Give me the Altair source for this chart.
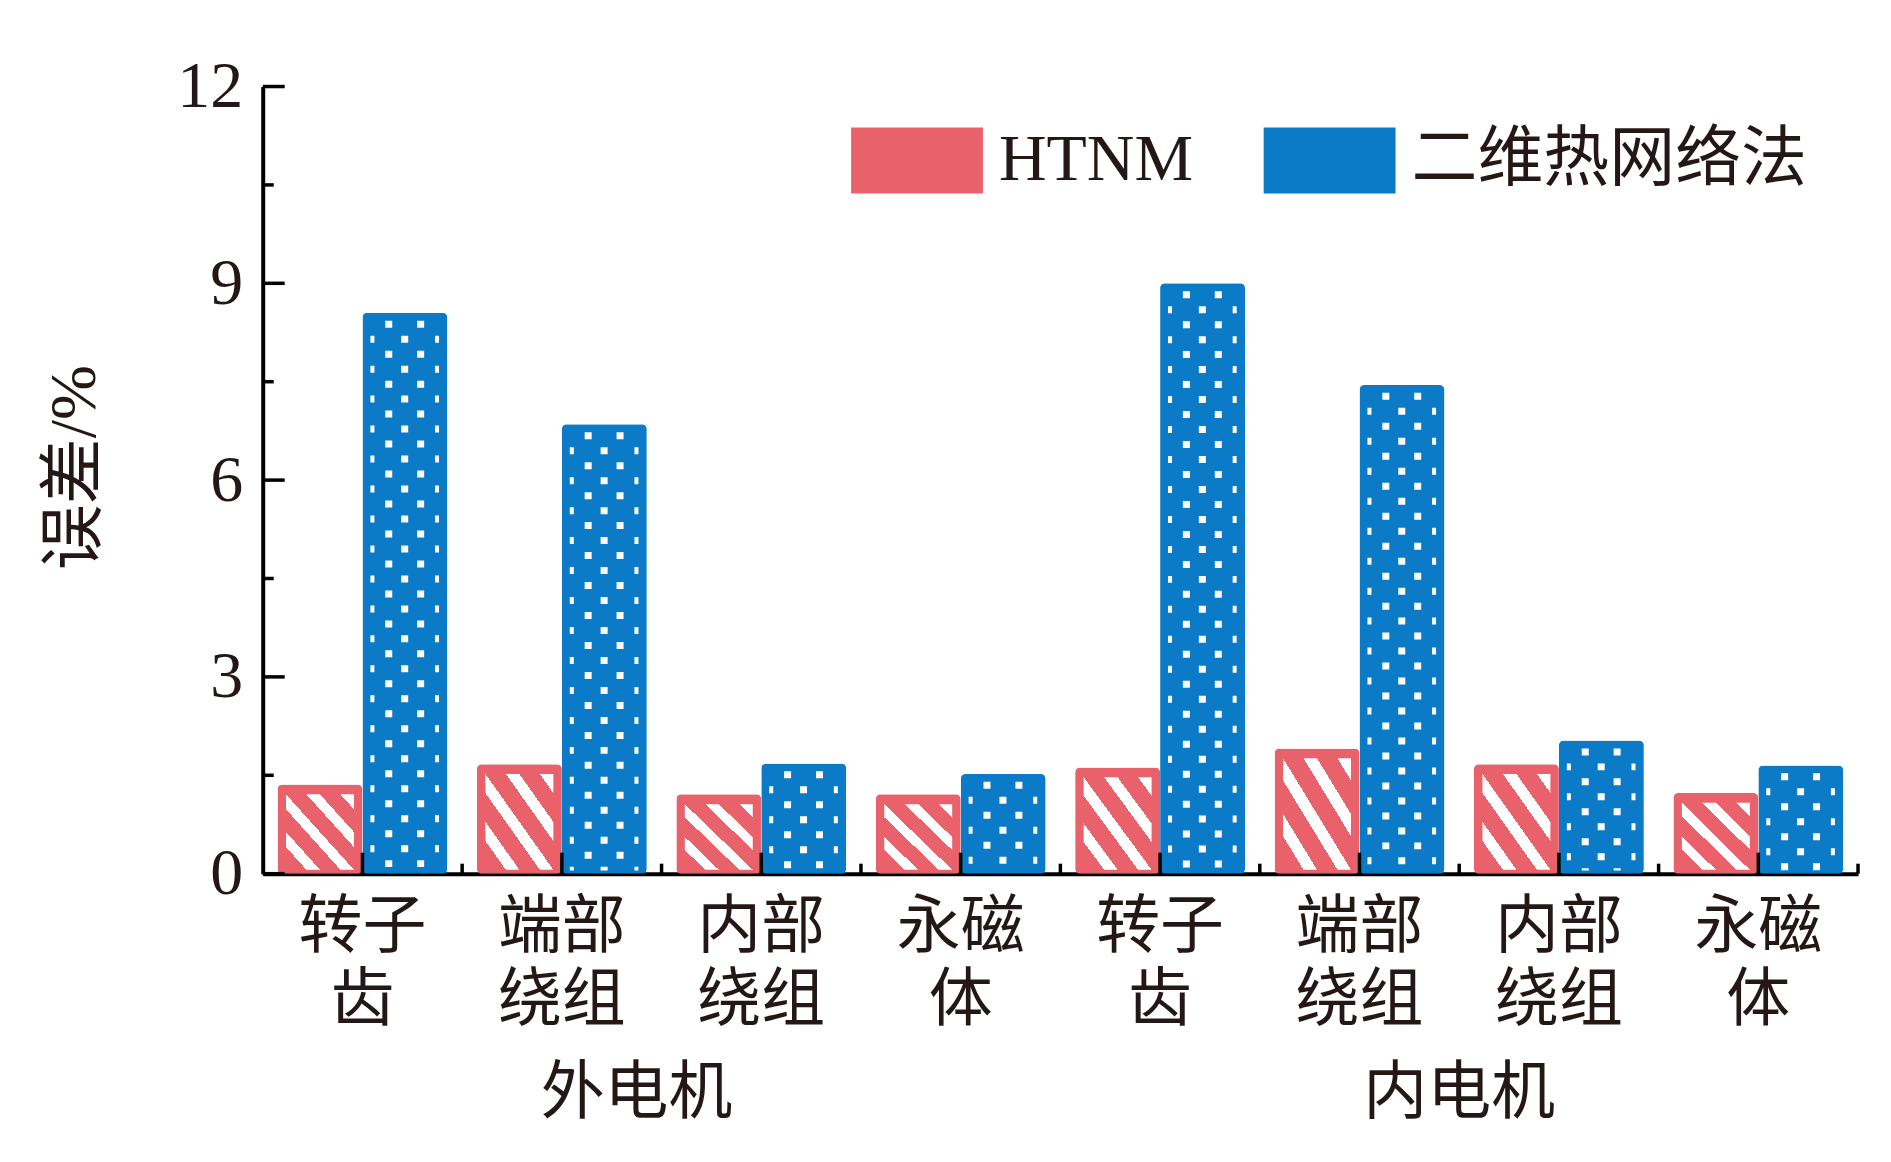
import altair as alt
import pandas as pd

# ---------------- data ----------------
groups = ["外电机", "外电机", "外电机", "外电机", "内电机", "内电机", "内电机", "内电机"]
line1 = ["转子", "端部", "内部", "永磁", "转子", "端部", "内部", "永磁"]
line2 = ["齿", "绕组", "绕组", "体", "齿", "绕组", "绕组", "体"]
series = ["HTNM", "二维热网络法"]
htnm = [1.36, 1.67, 1.21, 1.21, 1.62, 1.91, 1.67, 1.23]
twod = [8.55, 6.85, 1.68, 1.52, 9.00, 7.45, 2.03, 1.65]
group_labels = ["外电机", "内电机"]
y_major = [0, 3, 6, 9, 12]
y_minor = [1.5, 4.5, 7.5, 10.5]

RED = "#E9626B"
BLUE = "#0B7BC7"
SERIF = "Liberation Serif, Noto Sans CJK SC"
CJK = "Noto Sans CJK SC"

keys = [f"{g}|{a}|{b}" for g, a, b in zip(groups, line1, line2)]

rows = []
for k, h, t in zip(keys, htnm, twod):
    rows.append({"key": k, "series": series[0], "value": h})
    rows.append({"key": k, "series": series[1], "value": t})
df = pd.DataFrame(rows)

keys_df = pd.DataFrame({"key": keys})
grp1_df = pd.DataFrame({"label": [group_labels[0]], "key": [keys[1]]})
grp2_df = pd.DataFrame({"label": [group_labels[1]], "key": [keys[5]]})
ymaj_df = pd.DataFrame({"v": y_major})
ymin_df = pd.DataFrame({"v": y_minor})

W, H = 1597, 788

xscale = alt.Scale(paddingInner=0, paddingOuter=0)
xax = alt.Axis(
    title=None, ticks=False, domain=True, domainWidth=4, domainColor="black",
    labelExpr="[split(datum.value, '|')[1], split(datum.value, '|')[2]]",
    labelFont=CJK, labelFontSize=64, labelLineHeight=73, labelColor="#231815",
    labelPadding=22, labelBaseline="top", labelAngle=0,
)
yscale = alt.Scale(domain=[0, 12], nice=False, zero=True)
yax = alt.Axis(
    title="误差/%", titleFont=SERIF, titleFontSize=66, titleFontWeight="normal",
    titleColor="#231815", titleX=-188, titleY=381, titleAngle=270,
    titleAlign="center", titleBaseline="middle",
    values=y_major, ticks=False, domain=True, domainWidth=4, domainColor="black",
    labelFont=SERIF, labelFontSize=66, labelColor="#231815", labelPadding=20,
    grid=False,
)
xoff_scale = alt.Scale(domain=series, paddingInner=0, paddingOuter=0.174)


def X(**kw):
    return alt.X("key:N", sort=keys, scale=xscale, axis=xax, **kw)


def Y(field):
    return alt.Y(field, scale=yscale, axis=yax)


bars = alt.Chart(df).mark_bar(cornerRadius=5).encode(
    x=X(),
    xOffset=alt.XOffset("series:N", sort=series, scale=xoff_scale),
    y=Y("value:Q"),
    color=alt.Color(
        "series:N", sort=series,
        scale=alt.Scale(domain=series, range=[RED, BLUE]),
        legend=alt.Legend(
            title=None, orient="none", direction="horizontal",
            legendX=589, legendY=8,
            symbolType="M-1,-0.5L1,-0.5L1,0.5L-1,0.5Z", symbolSize=17424,
            symbolStrokeWidth=0, symbolOpacity=1,
            labelFont=SERIF, labelFontSize=66, labelColor="#231815",
            labelOffset=16, columnPadding=70, padding=0, labelLimit=0,
        ),
    ),
)

stripes_grad = []
n_per = 4
for i in range(n_per):
    a = i / n_per
    b = (i + 0.6) / n_per
    c = (i + 1) / n_per
    stripes_grad += [
        alt.GradientStop(color=RED, offset=a),
        alt.GradientStop(color=RED, offset=b),
        alt.GradientStop(color="white", offset=b),
        alt.GradientStop(color="white", offset=c),
    ]
grad = alt.LinearGradient(gradient="linear", stops=stripes_grad, x1=0, y1=1, x2=1, y2=0)

stripes = alt.Chart(df).transform_filter(
    alt.datum.series == series[0]
).transform_calculate(
    top="datum.value - 0.15", bot="0.06"
).mark_bar(width=68, color=grad).encode(
    x=X(),
    xOffset=alt.XOffset("series:N", sort=series, scale=xoff_scale),
    y=Y("top:Q"),
    y2="bot:Q",
)

dot_base = alt.Chart(df).transform_filter(
    alt.datum.series == series[1]
).transform_calculate(
    dtop="datum.value - 0.12", dbot="0.05"
)
dot_cols = [(0.632, 7, 0), (0.792, 7, 0), (0.712, 7, 15), (0.55, 4, 15), (0.874, 4, 15)]
dot_layers = []
for pos, sw, ph in dot_cols:
    dot_layers.append(
        dot_base.mark_rule(color="white", strokeWidth=sw, strokeDash=[7, 23],
                           strokeDashOffset=ph, strokeCap="butt").encode(
            x=X(bandPosition=pos),
            y=Y("dtop:Q"),
            y2="dbot:Q",
        )
    )

ytick_major = alt.Chart(ymaj_df).mark_rule(color="black", strokeWidth=3.5).encode(
    y=Y("v:Q"), x=alt.value(0), x2=alt.value(22)
)
ytick_minor = alt.Chart(ymin_df).mark_rule(color="black", strokeWidth=3.5).encode(
    y=Y("v:Q"), x=alt.value(0), x2=alt.value(11)
)
xtick_center = alt.Chart(keys_df).mark_rule(color="black", strokeWidth=3.5).encode(
    x=X(bandPosition=0.5), y=alt.value(H), y2=alt.value(H - 21)
)
xtick_edge = alt.Chart(keys_df).mark_rule(color="black", strokeWidth=3.5).encode(
    x=X(bandPosition=1), y=alt.value(H), y2=alt.value(H - 10)
)
grp_text1 = alt.Chart(grp1_df).mark_text(
    font=CJK, fontSize=64, color="#231815", baseline="middle", align="center", dx=-25
).encode(
    x=X(bandPosition=1), y=alt.value(H + 221), text="label:N"
)
grp_text2 = alt.Chart(grp2_df).mark_text(
    font=CJK, fontSize=64, color="#231815", baseline="middle", align="center"
).encode(
    x=X(bandPosition=1), y=alt.value(H + 221), text="label:N"
)

chart = alt.layer(
    bars, stripes, *dot_layers, ytick_major, ytick_minor, xtick_center, xtick_edge,
    grp_text1, grp_text2
).properties(
    width=W, height=H,
    autosize=alt.AutoSizeParams(type="none"),
    padding={"left": 255, "top": 78, "right": 25, "bottom": 270},
    background="white",
).configure_view(stroke=None, strokeWidth=0)

chart.save("out.html", embed_options={"renderer": "svg", "actions": False})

• [INSTRUCTIONS TO FOLLOW]
Repeat the data exactly, dropping every picture it holds.

• [ANSWER TO THIS TASK]
Give me the Altair source for this chart.
import altair as alt
import pandas as pd

# ---------------- data ----------------
groups = ["外电机", "外电机", "外电机", "外电机", "内电机", "内电机", "内电机", "内电机"]
line1 = ["转子", "端部", "内部", "永磁", "转子", "端部", "内部", "永磁"]
line2 = ["齿", "绕组", "绕组", "体", "齿", "绕组", "绕组", "体"]
series = ["HTNM", "二维热网络法"]
htnm = [1.36, 1.67, 1.21, 1.21, 1.62, 1.91, 1.67, 1.23]
twod = [8.55, 6.85, 1.68, 1.52, 9.00, 7.45, 2.03, 1.65]
group_labels = ["外电机", "内电机"]
y_major = [0, 3, 6, 9, 12]
y_minor = [1.5, 4.5, 7.5, 10.5]

RED = "#E9626B"
BLUE = "#0B7BC7"
SERIF = "Liberation Serif, Noto Sans CJK SC"
CJK = "Noto Sans CJK SC"

keys = [f"{g}|{a}|{b}" for g, a, b in zip(groups, line1, line2)]

rows = []
for k, h, t in zip(keys, htnm, twod):
    rows.append({"key": k, "series": series[0], "value": h})
    rows.append({"key": k, "series": series[1], "value": t})
df = pd.DataFrame(rows)

keys_df = pd.DataFrame({"key": keys})
grp1_df = pd.DataFrame({"label": [group_labels[0]], "key": [keys[1]]})
grp2_df = pd.DataFrame({"label": [group_labels[1]], "key": [keys[5]]})
ymaj_df = pd.DataFrame({"v": y_major})
ymin_df = pd.DataFrame({"v": y_minor})

W, H = 1597, 788

xscale = alt.Scale(paddingInner=0, paddingOuter=0)
xax = alt.Axis(
    title=None, ticks=False, domain=True, domainWidth=4, domainColor="black",
    labelExpr="[split(datum.value, '|')[1], split(datum.value, '|')[2]]",
    labelFont=CJK, labelFontSize=64, labelLineHeight=73, labelColor="#231815",
    labelPadding=22, labelBaseline="top", labelAngle=0,
)
yscale = alt.Scale(domain=[0, 12], nice=False, zero=True)
yax = alt.Axis(
    title="误差/%", titleFont=SERIF, titleFontSize=66, titleFontWeight="normal",
    titleColor="#231815", titleX=-188, titleY=381, titleAngle=270,
    titleAlign="center", titleBaseline="middle",
    values=y_major, ticks=False, domain=True, domainWidth=4, domainColor="black",
    labelFont=SERIF, labelFontSize=66, labelColor="#231815", labelPadding=20,
    grid=False,
)
xoff_scale = alt.Scale(domain=series, paddingInner=0, paddingOuter=0.174)


def X(**kw):
    return alt.X("key:N", sort=keys, scale=xscale, axis=xax, **kw)


def Y(field):
    return alt.Y(field, scale=yscale, axis=yax)


bars = alt.Chart(df).mark_bar(cornerRadius=5).encode(
    x=X(),
    xOffset=alt.XOffset("series:N", sort=series, scale=xoff_scale),
    y=Y("value:Q"),
    color=alt.Color(
        "series:N", sort=series,
        scale=alt.Scale(domain=series, range=[RED, BLUE]),
        legend=alt.Legend(
            title=None, orient="none", direction="horizontal",
            legendX=589, legendY=8,
            symbolType="M-1,-0.5L1,-0.5L1,0.5L-1,0.5Z", symbolSize=17424,
            symbolStrokeWidth=0, symbolOpacity=1,
            labelFont=SERIF, labelFontSize=66, labelColor="#231815",
            labelOffset=16, columnPadding=70, padding=0, labelLimit=0,
        ),
    ),
)

stripes_grad = []
n_per = 4
for i in range(n_per):
    a = i / n_per
    b = (i + 0.6) / n_per
    c = (i + 1) / n_per
    stripes_grad += [
        alt.GradientStop(color=RED, offset=a),
        alt.GradientStop(color=RED, offset=b),
        alt.GradientStop(color="white", offset=b),
        alt.GradientStop(color="white", offset=c),
    ]
grad = alt.LinearGradient(gradient="linear", stops=stripes_grad, x1=0, y1=1, x2=1, y2=0)

stripes = alt.Chart(df).transform_filter(
    alt.datum.series == series[0]
).transform_calculate(
    top="datum.value - 0.15", bot="0.06"
).mark_bar(width=68, color=grad).encode(
    x=X(),
    xOffset=alt.XOffset("series:N", sort=series, scale=xoff_scale),
    y=Y("top:Q"),
    y2="bot:Q",
)

dot_base = alt.Chart(df).transform_filter(
    alt.datum.series == series[1]
).transform_calculate(
    dtop="datum.value - 0.12", dbot="0.05"
)
dot_cols = [(0.632, 7, 0), (0.792, 7, 0), (0.712, 7, 15), (0.55, 4, 15), (0.874, 4, 15)]
dot_layers = []
for pos, sw, ph in dot_cols:
    dot_layers.append(
        dot_base.mark_rule(color="white", strokeWidth=sw, strokeDash=[7, 23],
                           strokeDashOffset=ph, strokeCap="butt").encode(
            x=X(bandPosition=pos),
            y=Y("dtop:Q"),
            y2="dbot:Q",
        )
    )

ytick_major = alt.Chart(ymaj_df).mark_rule(color="black", strokeWidth=3.5).encode(
    y=Y("v:Q"), x=alt.value(0), x2=alt.value(22)
)
ytick_minor = alt.Chart(ymin_df).mark_rule(color="black", strokeWidth=3.5).encode(
    y=Y("v:Q"), x=alt.value(0), x2=alt.value(11)
)
xtick_center = alt.Chart(keys_df).mark_rule(color="black", strokeWidth=3.5).encode(
    x=X(bandPosition=0.5), y=alt.value(H), y2=alt.value(H - 21)
)
xtick_edge = alt.Chart(keys_df).mark_rule(color="black", strokeWidth=3.5).encode(
    x=X(bandPosition=1), y=alt.value(H), y2=alt.value(H - 10)
)
grp_text1 = alt.Chart(grp1_df).mark_text(
    font=CJK, fontSize=64, color="#231815", baseline="middle", align="center", dx=-25
).encode(
    x=X(bandPosition=1), y=alt.value(H + 221), text="label:N"
)
grp_text2 = alt.Chart(grp2_df).mark_text(
    font=CJK, fontSize=64, color="#231815", baseline="middle", align="center"
).encode(
    x=X(bandPosition=1), y=alt.value(H + 221), text="label:N"
)

chart = alt.layer(
    bars, stripes, *dot_layers, ytick_major, ytick_minor, xtick_center, xtick_edge,
    grp_text1, grp_text2
).properties(
    width=W, height=H,
    autosize=alt.AutoSizeParams(type="none"),
    padding={"left": 255, "top": 78, "right": 25, "bottom": 270},
    background="white",
).configure_view(stroke=None, strokeWidth=0)

chart.save("out.html", embed_options={"renderer": "svg", "actions": False})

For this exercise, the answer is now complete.